There have also been radical changes in the relationship with China, which initially only represented three percent of the bloc’s exports whereas today almost a quarter head to China, the prime source of Mercosur imports, displacing the United States, according to Abeceb.com consultants. Mercosur represents 63 percent of the world’s cultivation.
Many years after that foundational Treaty of Asunción in 1991, the model of integration is again in discussion.
"An important reduction of the Common External Tariff and more flexible negotiations with third countries would make for a simple free trade zone," said analyst Fernando Masi.
"Once again the lack of any minimal consensus or cohesion in the bloc may be observed and if there is no reaction, we are close to a definite rupture," Ignacio Bartesaghi, the director of the International Business Institute of the Catholic University of Uruguay, told AFP.
Argentina "seeks to keep deepening the customs union towards a common market, which today is almost science fiction," considered this Mercosur expert for whom "the bloc is celebrating its 30 years in a deep crisis and if it does not react with more flexibility soon, runs the risk of breaking up or passing to eternal irrelevance."
President Fernández began the ceremony with what he described as an "honest balance of the success achieved, what is still pending and the challenges," adding that "Mercosur has left behind the logic of rivalry to move onto co-operation” and hailing 30 years of “a zone of peace without fissures.”
Appealing to his colleagues not to "erode the productive structures of member countries," Fernández highlighted the creation of a "democratic observatory," which in reality the bloc has always had from the beginning with the Protocol of Ushuaia (used against Paraguay in 2012 and against Venezuela in 2016).
He further proposed "a statute of citizenry," saying: "Our people deserve it – we’re going for many more years of Mercosur.
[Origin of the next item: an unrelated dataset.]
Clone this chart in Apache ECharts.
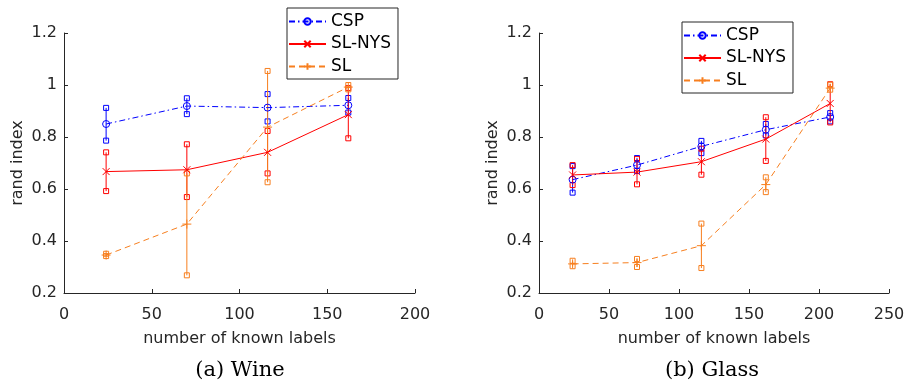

This is not a time for individualism, nobody can save themselves alone, as Pope Francis says."
According to Solá, this statute "compiles rights and benefits in various matters such as circulation, residence, frontiers, jobs, social security, education, consular cooperation, communications and consumer defence."
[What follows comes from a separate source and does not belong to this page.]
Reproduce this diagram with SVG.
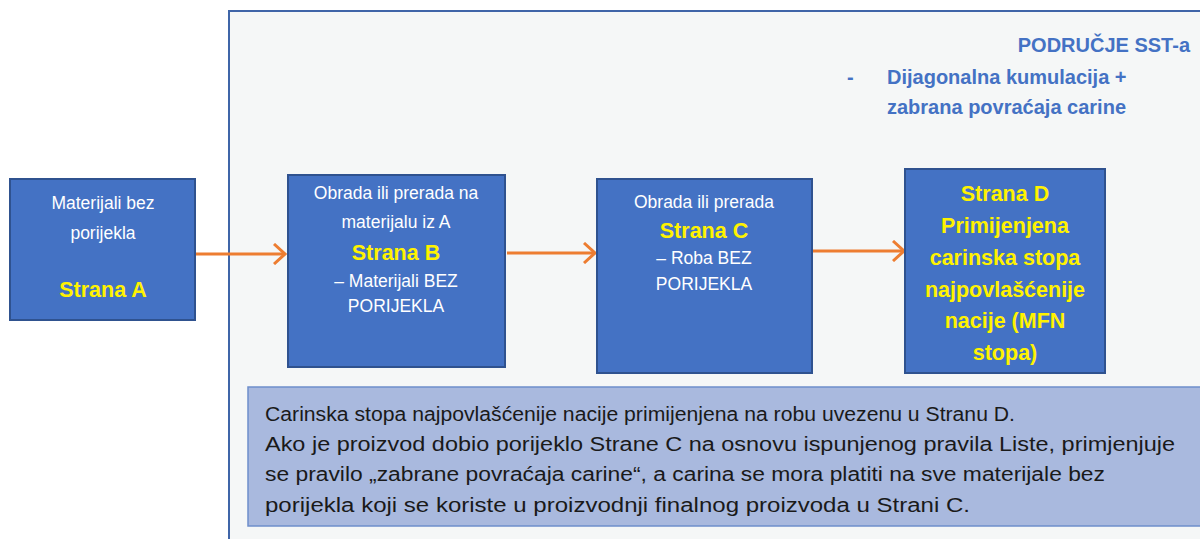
<svg xmlns="http://www.w3.org/2000/svg" width="1200" height="539" viewBox="0 0 1200 539">
<defs>
<style>
.box{fill:#4472C4;stroke:#2F528F;stroke-width:2}
.w{font-family:"Liberation Sans",Arial,sans-serif;font-size:17.5px;fill:#FFFFFF;text-anchor:middle}
.y{font-family:"Liberation Sans",Arial,sans-serif;font-size:21.5px;font-weight:bold;fill:#FFF200;text-anchor:middle}
.hd{font-family:"Liberation Sans",Arial,sans-serif;font-size:20px;font-weight:bold;fill:#4472C4}
.bt{font-family:"Liberation Sans",Arial,sans-serif;font-size:20px;fill:#1a1a1a}
.conn{stroke:#ED7D31;stroke-width:3;fill:none}
</style>
<marker id="arr" markerWidth="14" markerHeight="22" refX="12" refY="11" orient="auto" markerUnits="userSpaceOnUse">
<path d="M1,1 L12,11 L1,21" fill="none" stroke="#ED7D31" stroke-width="3"/>
</marker>
</defs>
<rect width="1200" height="539" fill="#FFFFFF"/>
<g id="region">
<rect x="229" y="11" width="980" height="540" fill="#F5F7F7" stroke="#3F65A8" stroke-width="2"/>
<text class="hd" x="1190" y="52" text-anchor="end">PODRUČJE SST-a</text>
<text class="hd" x="847" y="84" font-weight="normal">-</text>
<text class="hd" x="887" y="84">Dijagonalna kumulacija +</text>
<text class="hd" x="887" y="114">zabrana povraćaja carine</text>
</g>
<g id="connectors">
<line class="conn" x1="195" y1="254" x2="285" y2="254" marker-end="url(#arr)"/>
<line class="conn" x1="507" y1="253" x2="595" y2="253" marker-end="url(#arr)"/>
<line class="conn" x1="813" y1="251" x2="904" y2="251" marker-end="url(#arr)"/>
</g>
<g id="nodeA">
<rect class="box" x="10" y="179" width="185" height="141"/>
<text class="w" x="103" y="209">Materijali bez</text>
<text class="w" x="103" y="239">porijekla</text>
<text class="y" x="103" y="297">Strana A</text>
</g>
<g id="nodeB">
<rect class="box" x="288" y="175" width="217" height="192"/>
<text class="w" x="396" y="199">Obrada ili prerada na</text>
<text class="w" x="396" y="228">materijalu iz A</text>
<text class="y" x="396" y="260">Strana B</text>
<text class="w" x="396" y="287">– Materijali BEZ</text>
<text class="w" x="396" y="312">PORIJEKLA</text>
</g>
<g id="nodeC">
<rect class="box" x="597" y="179" width="215" height="194"/>
<text class="w" x="704" y="208">Obrada ili prerada</text>
<text class="y" x="704" y="238">Strana C</text>
<text class="w" x="704" y="264">– Roba BEZ</text>
<text class="w" x="704" y="290">PORIJEKLA</text>
</g>
<g id="nodeD">
<rect class="box" x="905" y="169" width="200" height="204"/>
<text class="y" x="1005" y="201">Strana D</text>
<text class="y" x="1005" y="233">Primijenjena</text>
<text class="y" x="1005" y="265">carinska stopa</text>
<text class="y" x="1005" y="297">najpovlašćenije</text>
<text class="y" x="1005" y="328">nacije (MFN</text>
<text class="y" x="1005" y="360">stopa)</text>
</g>
<g id="note">
<rect x="248" y="387" width="960" height="139" fill="#A9B9DE" stroke="#6E8FCB" stroke-width="1.5"/>
<text class="bt" x="265" y="421" textLength="750" lengthAdjust="spacingAndGlyphs">Carinska stopa najpovlašćenije nacije primijenjena na robu uvezenu u Stranu D.</text>
<text class="bt" x="265" y="451" textLength="910" lengthAdjust="spacingAndGlyphs">Ako je proizvod dobio porijeklo Strane C na osnovu ispunjenog pravila Liste, primjenjuje</text>
<text class="bt" x="265" y="481" textLength="840" lengthAdjust="spacingAndGlyphs">se pravilo „zabrane povraćaja carine“, a carina se mora platiti na sve materijale bez</text>
<text class="bt" x="265" y="512" textLength="705" lengthAdjust="spacingAndGlyphs">porijekla koji se koriste u proizvodnji finalnog proizvoda u Strani C.</text>
</g>
</svg>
Apart from the clash over trade agreements beyond Mercosur, Lacalle Pou also criticised the Argentine decision to hold a virtual summit instead of face-to-face. Previously Fernández had already had to listen to both Bolsonaro and Abdo Benítez pressing for more agreements with outside world, the former in a brief and formal address calling for the bloc to join “global chains of value via rules favouring the business climate.” Brazil has recently been lowering its import tariffs unilaterally, a complication for the bloc.
Fernández called for a "pragmatic vision" and a medium-term agenda towards an integration favouring local productive sectors. But he admitted that the Common External Tariff was under review. This issue will be picked up again at the meeting of Mercosur foreign ministers on April 22.
Since the year 2000, Mercosur rules have prevented any member from signing agreements with third parties without acceptance by all members, thus making it one of the most closed blocs in the world, according to international analysts.
With almost 300 million inhabitants over an area of nearly 15 million square kilometres, Mercosur has a total economic output of US$2.4 trillion.